I need a help with this exercise.
(i) Find a primitive root $\beta$ of $\mathbb{F}_2[x]/(x^4+x^3+x^2+x+1)$.
(ii) Find the minimal polynomial $q(x)$ in $\mathbb{F}_2[x]$ of $\beta$.
(iii) Show that $\mathbb{F}_2[x]/(x^4 +x^3+x^2+x+1)$ is isomorphic to $\mathbb{F}_2[x]/(q(x))$.
Now, what I did for (i) was writing $\beta=x+1$ and calculating $\beta^3$ and $\beta^5$ knowing that $x^4+x^3+x^2+x+1=0$. Doing the calculation I found out that $\beta^3\neq\beta^5\neq 1$. So $\beta$ has to have order 15, hence it generates the multiplicative group of 15 elements of units of $\mathbb{F}_{16}$, and so $\beta$ is a primitive root.
The problems comes with (ii). Infact I thought that in $\mathbb{F}_2$ there is no polynomial that has $\beta=x+1$ as root, and so I can't find the asked minimal polynomial. Am I missing something? I thought that there could be a typo in the textbook and said minimal polynomial has to be found in $\frac{\mathbb{F}_2[x]}{(x^4+x^3+x^2+x+1)}$. In this case if I write $q(\alpha) = \alpha^4+\alpha^3+1$ and evaluating $q(\beta)$ (knowing that $x^4+x^3+x^2+x+1=0$) I find out that $q(\beta)=0$. Trying with polynomial of degree $<4$ doesn't give any risult. So I thought the minimal polynomial of $\beta$ is $q(\alpha) = \alpha^4+\alpha^3+1$.
Now since $q(\alpha) = \alpha^4+\alpha^3+1$ is irreducible in $\mathbb{F}_2$ (having no roots in that field), $\frac{\mathbb{F}_2}{q(\alpha)}$ is a field and has 16 elements such as the starting field. Knowing that finite field of the same cardinality are always isomorphic, (iii) is done.
Is how I resolved the exercise correct? Was I correct assuming the typo or it can be solved as the problem is stated? Can in such fields a polynomial has another polynomial as root?
Hope you can help me :)
(I don't have Galois Theory notions)
Edit: after all $q(\alpha)$ is a polynomial with coefficients in $\mathbb{F}_2$.

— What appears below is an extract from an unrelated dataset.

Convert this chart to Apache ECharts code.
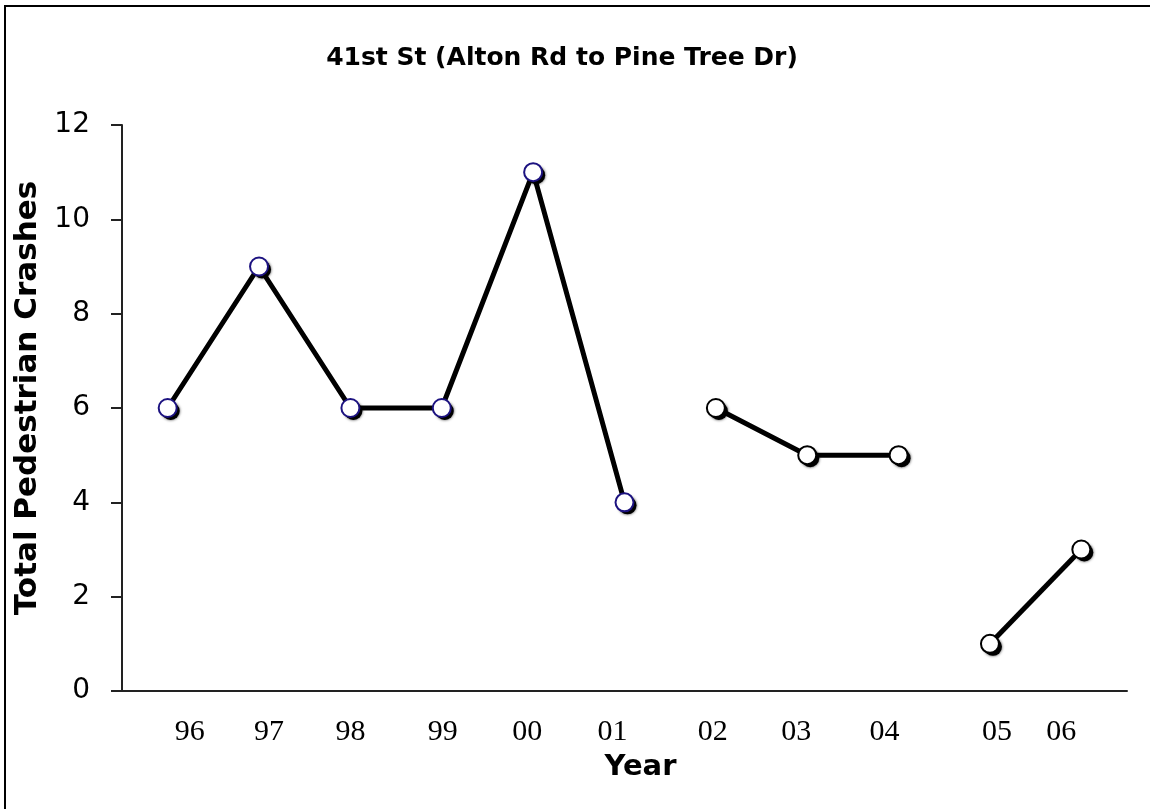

Recall that $\Phi_5(x)=\dfrac {x^5-1}{x-1}=x^4+x^3+x^2+x+1=p(x)$.
So it seems you will want a primitive $5$-th root of unity, $\zeta_5=e^{2\pi i/5}$.

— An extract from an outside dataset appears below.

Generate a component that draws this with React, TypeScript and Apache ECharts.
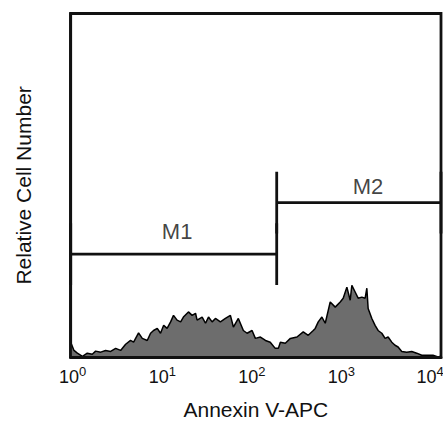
import React, { useEffect, useRef } from "react";
import * as echarts from "echarts";

// Histogram: Annexin V-APC intensity (log scale) vs relative cell count
const annexinIntensity = [
  1.0, 1.085, 1.18, 1.34, 1.51, 1.71, 1.86, 2.11, 2.38, 2.7, 3.06, 3.46, 3.92, 4.43, 4.78, 5.41,
  5.93, 6.71, 7.29, 7.85, 8.61, 9.34, 10.1, 11.0, 12.0, 12.9, 14.1, 15.4, 16.5, 18.7, 20.5, 22.3,
  23.2, 26.3, 28.6, 30.8, 33.7, 36.6, 41.4, 46.9, 53.1, 57.2, 64.7, 73.3, 80.4, 91.0, 98.8, 112,
  127, 143, 162, 175, 184, 208, 236, 278, 325, 368, 417, 438, 472, 517, 562, 636,
  720, 815, 878, 962, 1045, 1089, 1182, 1274, 1396, 1516, 1581, 1633, 1790, 1941, 2092, 2294,
  2490, 2683, 2941, 3190, 3439, 3768, 4266, 4830, 5469, 6192, 7244, 8198, 9282, 10000,
];
const relativeCount = [
  4.4, 2.0, 1.2, 0.3, 1.2, 0.9, 1.8, 1.5, 2.0, 1.7, 2.6, 2.0, 3.8, 4.9, 4.4, 7.1,
  5.5, 4.9, 7.0, 7.8, 8.4, 7.0, 9.3, 8.4, 10.3, 12.2, 10.8, 10.3, 11.7, 13.2, 12.2, 12.8,
  10.8, 11.7, 9.9, 11.7, 10.3, 11.3, 10.3, 11.3, 12.2, 8.8, 11.3, 7.8, 7.0, 7.8, 5.5, 5.9,
  4.9, 4.4, 2.6, 2.6, 4.4, 4.1, 5.5, 5.9, 7.4, 6.4, 7.8, 8.4, 10.3, 11.7, 9.9, 16.1,
  14.6, 16.1, 17.2, 20.4, 16.6, 20.9, 19.0, 17.2, 17.5, 17.2, 20.1, 14.2, 11.3, 9.3, 7.8, 7.0,
  5.5, 5.9, 4.4, 3.5, 3.0, 1.7, 1.5, 1.7, 1.2, 0.6, 0.6, 0.6, 0.1, 0.3,
];

// Tick label exponents (10^0 ... 10^4)
const tickExponents = [0, 1, 2, 3, 4];

// Gates (markers)
const gateNames = ["M1", "M2"];
const gateFrom = [1, 168];
const gateTo = [168, 10000];
const gateLevel = [30, 45];
const gateTickHalf = 9;
const gateLabelX = [14.1, 1626];
const gateLabelY = [36.6, 49.7];

const FONT = "Liberation Sans, Arial, Helvetica, sans-serif";
const INK = "#111111";
// horizontal nudge of each tick label in px (reference labels drift left)
const LABEL_SHIFT = [2, -1, -4, -7, -11];

export default function App() {
  const ref = useRef<HTMLDivElement>(null);

  useEffect(() => {
    if (!ref.current) return;
    const chart = echarts.init(ref.current, undefined, { renderer: "svg" });

    const histData = annexinIntensity.map((x, i) => [x, relativeCount[i]]);

    const gateSeries: any[] = [];
    gateNames.forEach((name, i) => {
      const segs = [
        [[gateFrom[i], gateLevel[i]], [gateTo[i], gateLevel[i]]],
        [[gateFrom[i], gateLevel[i] - gateTickHalf], [gateFrom[i], gateLevel[i] + gateTickHalf]],
        [[gateTo[i], gateLevel[i] - gateTickHalf], [gateTo[i], gateLevel[i] + gateTickHalf]],
      ];
      segs.forEach((seg, j) => {
        gateSeries.push({
          name: `${name}-${j}`,
          type: "line",
          data: seg,
          symbol: "none",
          silent: true,
          z: 5,
          lineStyle: { color: INK, width: 2.8, cap: "butt" },
        });
      });
    });

    const rich: Record<string, any> = {};
    tickExponents.forEach((e) => {
      const d = LABEL_SHIFT[e] || 0;
      rich[`b${e}`] = {
        fontSize: 18,
        fontFamily: FONT,
        color: INK,
        padding: [0, 0, 0, d > 0 ? 2 * d : 0],
      };
      rich[`s${e}`] = {
        fontSize: 13,
        fontFamily: FONT,
        color: INK,
        padding: [0, d < 0 ? -2 * d : 0, 10, 0],
      };
    });

    chart.setOption({
      animation: false,
      backgroundColor: "#ffffff",
      textStyle: { fontFamily: FONT },
      grid: {
        left: 70.7,
        right: 2,
        top: 13.5,
        bottom: 63.7,
        show: true,
        borderColor: INK,
        borderWidth: 2.8,
        backgroundColor: "transparent",
        outerBoundsMode: "none",
        containLabel: false,
      },
      xAxis: {
        type: "log",
        logBase: 10,
        min: 1,
        max: 10000,
        z: 10,
        axisLine: { show: true, lineStyle: { color: INK, width: 2.8 } },
        axisTick: { show: false },
        splitLine: { show: false },
        axisLabel: {
          margin: 8,
          color: INK,
          fontFamily: FONT,
          fontSize: 18,
          showMinLabel: true,
          showMaxLabel: true,
          formatter: (v: number) => {
            const e = Math.round(Math.log10(v));
            return `{b${e}|10}{s${e}|${e}}`;
          },
          rich,
        },
        name: "Annexin V-APC",
        nameLocation: "middle",
        nameGap: 43,
        nameTextStyle: { fontSize: 21, lineHeight: 19, color: INK, fontFamily: FONT },
      },
      yAxis: {
        type: "value",
        min: 0,
        max: 100,
        z: 10,
        axisLine: { show: true, lineStyle: { color: INK, width: 2.8 } },
        axisTick: { show: false },
        axisLabel: { show: false },
        splitLine: { show: false },
        name: "Relative Cell Number",
        nameLocation: "middle",
        nameGap: 37,
        nameTextStyle: { fontSize: 21, color: INK, fontFamily: FONT, padding: [0, 0, 0, 0] },
      },
      series: [
        {
          name: "Annexin V-APC",
          type: "line",
          data: histData,
          symbol: "none",
          silent: true,
          z: 2,
          lineStyle: { color: "#000000", width: 1.5 },
          areaStyle: { color: "#6d6d6d", opacity: 1 },
        },
        ...gateSeries,
        {
          name: "gate labels",
          type: "scatter",
          data: gateNames.map((n, i) => ({ name: n, value: [gateLabelX[i], gateLabelY[i]] })),
          symbolSize: 0,
          silent: true,
          z: 6,
          itemStyle: { color: "rgba(0,0,0,0)" },
          label: {
            show: true,
            position: "inside",
            formatter: (p: any) => p.name,
            fontSize: 22,
            fontFamily: FONT,
            color: INK,
          },
        },
      ],
    });

    return () => chart.dispose();
  }, []);

  return <div ref={ref} style={{ width: 443, height: 421, position: "absolute", left: 0, top: 0 }} />;
}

Right, we need to prove that the polynomial is minimal over $\Bbb F_2$. Now it has no root. So the question is can we factor it into two quadratics.
So write $x^4+x^3+x^2+x+1=(x^2+bx+c)(x^2+dx+f)$. We get $(b+d)=1,(f+c+db)=1, fb+dc=1$ and $fc=1$. Thus $f=c=1$ and $db=1\implies d=b=1$, so a contradiction, since $b+d=1$.
You get $\Bbb F_{2^4}$ for the quotient, because it's all polynomials in $\alpha=\zeta_5 $ of degree $\lt4$, with coefficients in $\Bbb F_2$.
Now (following you) let's set $\beta=\alpha+1$. Then let $q(x)=p(x-1)$. Then $q(\beta)=p(\alpha) =0$.
Note $\beta^5=(\alpha +1)^5=\alpha^4+\alpha =\alpha (\alpha ^3+1)\ne0$. Remember we're in characteristic $2$.
Similarly $\beta^3=(\alpha +1)^3=\alpha ^3+\alpha ^2+\alpha +1=\alpha^4\ne0$.
Thus $\beta$ is a primitive element (order $15$).
Let's compute $p(x-1)=(x-1)^4+(x-1)^3+(x-1)^2+(x-1)+1=(x^4+1)+(x^3-x^2+x-1)+x^2+1+x=x^4+x^3+1 \pmod 2$..
This is likely the minimal polynomial of $\beta $. There's no root. Say $q(x)=(x^2+bx+c)(x^2+dx+f)$, then $b+d=1,f+c+bd=0,fb+dc=0, fc=1\implies f=c=1\implies 1=b+d=0$, a contradiction.
So $q(x)$ is the minimal polynomial of $\beta$.
Finally we get, by uniqueness of the field of order $16$, that $\Bbb F_2[x]/(p(x))\cong \Bbb F_2[x]/(q(x))$.